DRUG REVERSES Age-Related Mental Decline Within Days in Mouse Model and Helps Fight Other Diseases.
Some changes in the ability to think are considered a normal part of the ageing process. We develop many thinking abilities that appear to peak around age 30 and, on average, very subtly decline with age. These age-related declines most commonly include overall slowness in thinking and difficulties sustaining attention, multitasking, holding information in mind and word-finding. Research indicates that age-related changes in brain structures such as decreased hippocampal, frontal and temporal lobe volumes are a common aspect of ageing that contributes to some of the thinking changes.
However, not all thinking abilities decline with age. In fact, vocabulary, reading and verbal reasoning remain unchanged or even improve during the ageing process.
A New Drug Offers Hope
Just a few doses of an experimental drug has been shown to reverse age-related declines in memory and mental flexibility in mice, according to a new study by UC San Francisco scientists.

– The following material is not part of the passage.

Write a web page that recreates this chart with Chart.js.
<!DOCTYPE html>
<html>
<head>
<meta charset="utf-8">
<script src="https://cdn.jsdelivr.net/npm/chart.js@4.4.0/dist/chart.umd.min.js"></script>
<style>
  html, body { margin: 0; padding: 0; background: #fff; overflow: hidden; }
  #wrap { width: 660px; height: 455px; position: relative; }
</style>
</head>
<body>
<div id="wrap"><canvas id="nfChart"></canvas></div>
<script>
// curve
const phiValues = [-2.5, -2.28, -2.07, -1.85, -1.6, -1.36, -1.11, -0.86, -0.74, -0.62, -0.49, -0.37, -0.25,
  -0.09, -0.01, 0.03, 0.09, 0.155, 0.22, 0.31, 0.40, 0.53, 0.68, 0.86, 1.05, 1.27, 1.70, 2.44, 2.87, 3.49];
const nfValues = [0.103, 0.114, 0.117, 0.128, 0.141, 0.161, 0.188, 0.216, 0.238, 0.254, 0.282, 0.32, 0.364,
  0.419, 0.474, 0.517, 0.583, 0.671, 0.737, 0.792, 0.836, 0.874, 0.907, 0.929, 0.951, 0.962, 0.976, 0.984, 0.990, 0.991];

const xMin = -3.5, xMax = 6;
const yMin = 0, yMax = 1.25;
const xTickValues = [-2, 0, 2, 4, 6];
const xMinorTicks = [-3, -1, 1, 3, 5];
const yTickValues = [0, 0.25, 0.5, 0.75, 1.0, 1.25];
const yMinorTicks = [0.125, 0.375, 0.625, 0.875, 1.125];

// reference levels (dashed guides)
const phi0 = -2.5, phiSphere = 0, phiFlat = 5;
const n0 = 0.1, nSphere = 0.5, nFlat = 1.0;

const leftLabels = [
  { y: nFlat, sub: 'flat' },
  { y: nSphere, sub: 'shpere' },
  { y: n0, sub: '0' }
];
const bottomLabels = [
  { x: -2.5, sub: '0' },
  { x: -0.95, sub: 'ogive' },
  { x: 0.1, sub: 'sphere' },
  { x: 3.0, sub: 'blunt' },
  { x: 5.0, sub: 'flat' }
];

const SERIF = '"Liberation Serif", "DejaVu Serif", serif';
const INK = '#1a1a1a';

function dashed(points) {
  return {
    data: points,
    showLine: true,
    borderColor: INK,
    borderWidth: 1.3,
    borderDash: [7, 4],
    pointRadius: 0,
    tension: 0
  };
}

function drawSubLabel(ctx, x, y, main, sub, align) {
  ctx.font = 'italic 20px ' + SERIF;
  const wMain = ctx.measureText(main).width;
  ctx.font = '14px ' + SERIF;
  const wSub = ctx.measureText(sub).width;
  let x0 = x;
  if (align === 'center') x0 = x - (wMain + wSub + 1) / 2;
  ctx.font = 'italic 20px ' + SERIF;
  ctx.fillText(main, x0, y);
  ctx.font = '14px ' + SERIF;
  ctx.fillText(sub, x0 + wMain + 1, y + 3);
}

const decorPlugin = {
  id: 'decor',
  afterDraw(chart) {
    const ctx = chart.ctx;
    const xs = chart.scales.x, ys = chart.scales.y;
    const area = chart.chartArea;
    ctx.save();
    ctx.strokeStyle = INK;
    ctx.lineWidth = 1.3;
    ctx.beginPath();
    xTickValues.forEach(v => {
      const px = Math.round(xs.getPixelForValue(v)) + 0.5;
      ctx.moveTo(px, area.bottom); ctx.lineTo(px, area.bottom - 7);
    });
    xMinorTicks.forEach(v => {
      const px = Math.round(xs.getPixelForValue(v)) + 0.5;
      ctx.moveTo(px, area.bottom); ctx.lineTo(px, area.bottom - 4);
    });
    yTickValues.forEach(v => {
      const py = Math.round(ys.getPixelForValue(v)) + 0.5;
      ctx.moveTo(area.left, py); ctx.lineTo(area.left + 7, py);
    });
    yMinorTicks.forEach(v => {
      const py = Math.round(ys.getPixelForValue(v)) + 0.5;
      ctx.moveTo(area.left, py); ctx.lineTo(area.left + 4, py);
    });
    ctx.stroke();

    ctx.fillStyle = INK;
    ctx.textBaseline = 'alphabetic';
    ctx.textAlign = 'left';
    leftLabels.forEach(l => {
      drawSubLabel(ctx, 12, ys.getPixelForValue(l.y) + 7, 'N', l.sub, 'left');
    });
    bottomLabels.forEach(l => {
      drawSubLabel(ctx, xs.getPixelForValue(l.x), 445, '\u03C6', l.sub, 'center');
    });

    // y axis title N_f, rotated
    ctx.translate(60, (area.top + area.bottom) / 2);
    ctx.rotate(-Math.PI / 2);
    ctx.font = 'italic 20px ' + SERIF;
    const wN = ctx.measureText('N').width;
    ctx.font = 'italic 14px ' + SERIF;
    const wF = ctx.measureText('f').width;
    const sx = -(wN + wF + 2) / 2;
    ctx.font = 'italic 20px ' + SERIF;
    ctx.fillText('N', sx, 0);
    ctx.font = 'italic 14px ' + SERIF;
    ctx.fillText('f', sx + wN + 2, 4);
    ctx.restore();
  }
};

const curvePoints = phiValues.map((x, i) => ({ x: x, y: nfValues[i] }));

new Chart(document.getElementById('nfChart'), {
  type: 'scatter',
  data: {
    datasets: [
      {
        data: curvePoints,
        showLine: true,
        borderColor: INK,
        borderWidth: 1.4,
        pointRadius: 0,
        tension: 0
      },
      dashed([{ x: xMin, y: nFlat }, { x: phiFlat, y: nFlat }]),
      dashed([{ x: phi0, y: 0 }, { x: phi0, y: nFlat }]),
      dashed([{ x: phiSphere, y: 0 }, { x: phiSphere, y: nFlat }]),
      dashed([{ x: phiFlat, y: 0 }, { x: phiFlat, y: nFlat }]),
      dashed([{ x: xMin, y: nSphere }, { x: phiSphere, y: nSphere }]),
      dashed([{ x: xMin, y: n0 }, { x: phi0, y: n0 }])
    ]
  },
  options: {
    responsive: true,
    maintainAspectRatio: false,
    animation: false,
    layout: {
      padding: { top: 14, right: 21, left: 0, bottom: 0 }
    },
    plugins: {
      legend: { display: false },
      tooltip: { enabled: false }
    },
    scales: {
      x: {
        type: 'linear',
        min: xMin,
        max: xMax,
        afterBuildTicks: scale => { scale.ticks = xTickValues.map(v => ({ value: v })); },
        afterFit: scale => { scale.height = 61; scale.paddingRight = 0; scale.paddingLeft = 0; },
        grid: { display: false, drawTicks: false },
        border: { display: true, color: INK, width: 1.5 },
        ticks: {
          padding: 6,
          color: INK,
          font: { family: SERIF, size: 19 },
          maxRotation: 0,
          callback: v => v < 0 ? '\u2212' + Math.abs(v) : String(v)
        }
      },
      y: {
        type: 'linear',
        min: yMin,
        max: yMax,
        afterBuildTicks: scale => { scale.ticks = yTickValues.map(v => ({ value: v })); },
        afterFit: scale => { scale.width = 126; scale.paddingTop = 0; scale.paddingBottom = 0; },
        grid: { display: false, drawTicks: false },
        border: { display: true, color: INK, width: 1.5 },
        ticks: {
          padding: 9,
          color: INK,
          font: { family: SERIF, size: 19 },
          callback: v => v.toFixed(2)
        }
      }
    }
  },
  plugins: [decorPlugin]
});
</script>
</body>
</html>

The drug, called ISRIB, has already been shown in laboratory studies to restore memory function months after traumatic brain injury (TBI), reverse cognitive impairments in Down Syndrome, prevent noise-related hearing loss, fight certain types of prostate cancer, and even enhance cognition in healthy animals.
In the new study, published December 1, 2020, in the open-access journal eLife , researchers showed rapid restoration of youthful cognitive abilities in aged mice, accompanied by a rejuvenation of brain and immune cells that could help explain improvements in brain function.
“ISRIB’s extremely rapid effects show for the first time that a significant component of age-related cognitive losses may be caused by a kind of reversible physiological “blockage” rather than more permanent degradation,” said Susanna Rosi, PhD, Lewis and Ruth Cozen Chair II and professor in the departments of Neurological Surgery and of Physical Therapy and Rehabilitation Science.
“The data suggest that the aged brain has not permanently lost essential cognitive capacities, as was commonly assumed, but rather that these cognitive resources are still there but have been somehow blocked, trapped by a vicious cycle of cellular stress,” added Peter Walter, PhD, a professor in the UCSF Department of Biochemistry and Biophysics and a Howard Hughes Medical Institute investigator. “Our work with ISRIB demonstrates a way to break that cycle and restore cognitive abilities that had become walled off over time.”